I asked my father what would happen if we went to war and the Russians won.
“They’ll make us their slaves,” he said calmly, turning out the light. “Now good night, sweet dreams.”
Sweet dreams? Of what, me milking Siberian cows and clipping the toenails of Nikita Khrushchev?
Talk of nuclear war was everywhere in those days and neighbors argued about the morality of building fallout shelters. For instance, what would you do if you had the only shelter on the street and all of your friends were trying to get in as the bombs were dropping, but you only had enough supplies for your immediate family?
“We’ll just die in the blast,” my father declared, when my mother asked if we should start digging. “That would be better than sitting in a smelly tomb for months eating Ritz crackers.”
If it came right down to it, I preferred Russian slavery to death, but didn’t dare voice that opinion to my father.
I’m reminded of this because people of my generation know a thing or two about public hysteria and what it does to kids. So trust me when I say that brainwashing youngsters with doomsday scenarios of global warming is not good for them.
The left needs to cut it out, stop using kids as surrogates for their radical agenda and accept responsibility for upticks in suicide and depression in youngsters as a result of their scare campaign.
Fans of the HBO series “Big Little Lies” - a show about five neurotic Monterey, CA mothers and their children - will remember the episode in the second season where one of the precocious second graders had an anxiety attack in class and had to be hospitalized. Turned out she was severely stressed over climate change, which was being preached in the classroom.
The mother, played by Laura Dern, stormed the school and lectured the principal and teacher for terrifying the children.

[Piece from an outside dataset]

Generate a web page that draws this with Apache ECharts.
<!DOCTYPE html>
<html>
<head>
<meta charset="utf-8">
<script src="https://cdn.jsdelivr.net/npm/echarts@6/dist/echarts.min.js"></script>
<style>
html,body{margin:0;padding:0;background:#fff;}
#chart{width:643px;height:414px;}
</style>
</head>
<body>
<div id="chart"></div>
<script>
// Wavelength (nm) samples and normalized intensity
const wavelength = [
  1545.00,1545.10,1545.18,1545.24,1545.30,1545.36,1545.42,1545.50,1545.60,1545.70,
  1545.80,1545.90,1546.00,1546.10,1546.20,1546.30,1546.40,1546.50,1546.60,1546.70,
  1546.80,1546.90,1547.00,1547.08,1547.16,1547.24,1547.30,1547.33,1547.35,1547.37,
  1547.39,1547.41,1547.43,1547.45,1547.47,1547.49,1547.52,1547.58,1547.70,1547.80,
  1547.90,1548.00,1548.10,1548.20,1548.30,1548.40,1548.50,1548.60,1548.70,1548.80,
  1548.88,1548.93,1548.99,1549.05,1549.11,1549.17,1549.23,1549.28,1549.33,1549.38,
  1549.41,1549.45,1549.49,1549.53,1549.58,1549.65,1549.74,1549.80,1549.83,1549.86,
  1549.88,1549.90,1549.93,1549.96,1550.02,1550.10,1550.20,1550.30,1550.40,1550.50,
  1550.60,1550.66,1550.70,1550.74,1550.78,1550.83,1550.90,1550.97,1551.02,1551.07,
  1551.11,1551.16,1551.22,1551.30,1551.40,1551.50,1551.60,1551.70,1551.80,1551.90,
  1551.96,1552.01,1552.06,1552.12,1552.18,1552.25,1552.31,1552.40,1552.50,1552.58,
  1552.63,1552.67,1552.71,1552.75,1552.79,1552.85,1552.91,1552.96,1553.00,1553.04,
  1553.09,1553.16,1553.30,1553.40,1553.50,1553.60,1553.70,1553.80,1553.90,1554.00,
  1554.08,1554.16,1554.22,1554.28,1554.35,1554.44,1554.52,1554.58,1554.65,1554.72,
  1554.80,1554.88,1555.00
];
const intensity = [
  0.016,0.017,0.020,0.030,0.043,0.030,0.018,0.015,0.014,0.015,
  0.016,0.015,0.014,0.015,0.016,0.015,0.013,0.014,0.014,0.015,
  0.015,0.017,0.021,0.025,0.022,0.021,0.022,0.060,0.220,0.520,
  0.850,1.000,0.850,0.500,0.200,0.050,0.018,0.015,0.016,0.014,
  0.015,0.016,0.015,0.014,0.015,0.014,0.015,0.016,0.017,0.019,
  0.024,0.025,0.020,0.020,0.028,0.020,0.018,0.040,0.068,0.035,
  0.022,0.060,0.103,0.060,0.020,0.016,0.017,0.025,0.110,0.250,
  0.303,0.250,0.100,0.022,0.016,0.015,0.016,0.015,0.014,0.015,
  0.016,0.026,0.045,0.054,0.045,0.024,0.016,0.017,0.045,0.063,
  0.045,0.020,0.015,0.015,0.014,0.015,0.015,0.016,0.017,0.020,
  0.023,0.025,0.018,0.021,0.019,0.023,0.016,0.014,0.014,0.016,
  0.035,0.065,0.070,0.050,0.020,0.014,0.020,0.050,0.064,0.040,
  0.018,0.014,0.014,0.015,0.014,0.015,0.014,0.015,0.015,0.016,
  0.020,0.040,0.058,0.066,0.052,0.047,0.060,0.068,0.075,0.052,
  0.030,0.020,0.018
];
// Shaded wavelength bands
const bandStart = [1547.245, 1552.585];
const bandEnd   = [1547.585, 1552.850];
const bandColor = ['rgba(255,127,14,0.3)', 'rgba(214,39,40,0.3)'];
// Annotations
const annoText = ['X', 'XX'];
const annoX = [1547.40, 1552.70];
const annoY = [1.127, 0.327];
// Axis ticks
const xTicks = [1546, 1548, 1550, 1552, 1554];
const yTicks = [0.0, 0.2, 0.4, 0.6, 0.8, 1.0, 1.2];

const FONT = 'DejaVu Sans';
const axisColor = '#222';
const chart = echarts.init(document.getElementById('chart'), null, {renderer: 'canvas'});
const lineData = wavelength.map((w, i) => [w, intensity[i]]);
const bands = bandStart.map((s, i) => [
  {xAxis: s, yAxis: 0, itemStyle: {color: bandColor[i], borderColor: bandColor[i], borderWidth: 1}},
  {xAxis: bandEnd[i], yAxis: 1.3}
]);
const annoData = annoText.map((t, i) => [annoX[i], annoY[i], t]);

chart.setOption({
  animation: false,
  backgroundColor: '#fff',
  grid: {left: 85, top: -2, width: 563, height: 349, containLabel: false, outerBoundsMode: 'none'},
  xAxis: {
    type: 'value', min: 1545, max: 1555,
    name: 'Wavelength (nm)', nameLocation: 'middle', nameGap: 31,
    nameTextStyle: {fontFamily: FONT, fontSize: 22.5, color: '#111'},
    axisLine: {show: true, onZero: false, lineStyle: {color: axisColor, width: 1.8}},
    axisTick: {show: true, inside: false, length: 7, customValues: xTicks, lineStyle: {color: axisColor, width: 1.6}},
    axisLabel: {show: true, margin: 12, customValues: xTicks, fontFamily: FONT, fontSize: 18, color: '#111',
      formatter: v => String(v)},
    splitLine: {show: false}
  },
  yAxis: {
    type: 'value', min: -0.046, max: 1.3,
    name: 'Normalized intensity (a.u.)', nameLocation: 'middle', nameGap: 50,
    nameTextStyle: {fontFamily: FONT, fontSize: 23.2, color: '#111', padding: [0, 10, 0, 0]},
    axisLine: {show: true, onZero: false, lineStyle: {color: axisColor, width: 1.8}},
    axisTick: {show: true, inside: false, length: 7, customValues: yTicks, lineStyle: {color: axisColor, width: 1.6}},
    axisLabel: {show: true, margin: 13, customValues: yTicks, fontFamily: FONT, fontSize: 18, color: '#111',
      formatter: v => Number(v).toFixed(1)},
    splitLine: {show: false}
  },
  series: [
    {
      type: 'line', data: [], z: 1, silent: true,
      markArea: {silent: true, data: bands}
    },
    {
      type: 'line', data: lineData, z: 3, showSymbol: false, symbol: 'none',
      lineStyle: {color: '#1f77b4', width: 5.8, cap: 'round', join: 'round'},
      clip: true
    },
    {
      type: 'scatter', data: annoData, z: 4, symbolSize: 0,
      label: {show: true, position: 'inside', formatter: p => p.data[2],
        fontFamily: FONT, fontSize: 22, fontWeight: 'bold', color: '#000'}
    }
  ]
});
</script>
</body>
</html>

I was surprised by the episode, a rare instance of Hollywood toying with the notion that climate panic is overblown and that perhaps frightening kids is unhealthy.
Which brings us, not just to the Swedish girl who’s being treated like some sort of climate Rasputin by the left, but to the fevered, apocalyptic fear-mongering that’s going on in public schools and elsewhere.
It is possible to believe the climate is changing without buying into the hype that we’ll all be dead in 12 (or 20, 50 or 100) years.
During Friday’s climate strike millions of kids reportedly skipped school to protest plastic straws and meat and capitalism and fossil fuels and greenhouse gases and all the other things that supposedly have brought humanity to the brink of destruction. In some school districts, superintendents offered to sign absentee slips for kids who wanted to miss class, outraging some parents who wanted their offspring in school, not on the streets..
Then there was yesterday’s speech to world leaders at the UN by the young Swede who we’ve been told is exempt from criticism because she suffers from anxiety disorders and Asperger’s.
I don’t pick on kids anyway, so I will say only this: I feel sorry for her and for other children who have had their childhoods nuked by manipulative parents, politicians, teachers and other hysterics.
While it makes for dramatic television to have a child angrily scolding adults who have given her a world filled with modern medicine, healthy foods, technology, vaccines and a life expectancy that is decades longer than her ancestors, it is simply heartbreaking to see someone so winsome and young be so distraught, pessimistic and afraid.
The future is bright. She just doesn’t know it yet. Neither did we during the Cold War.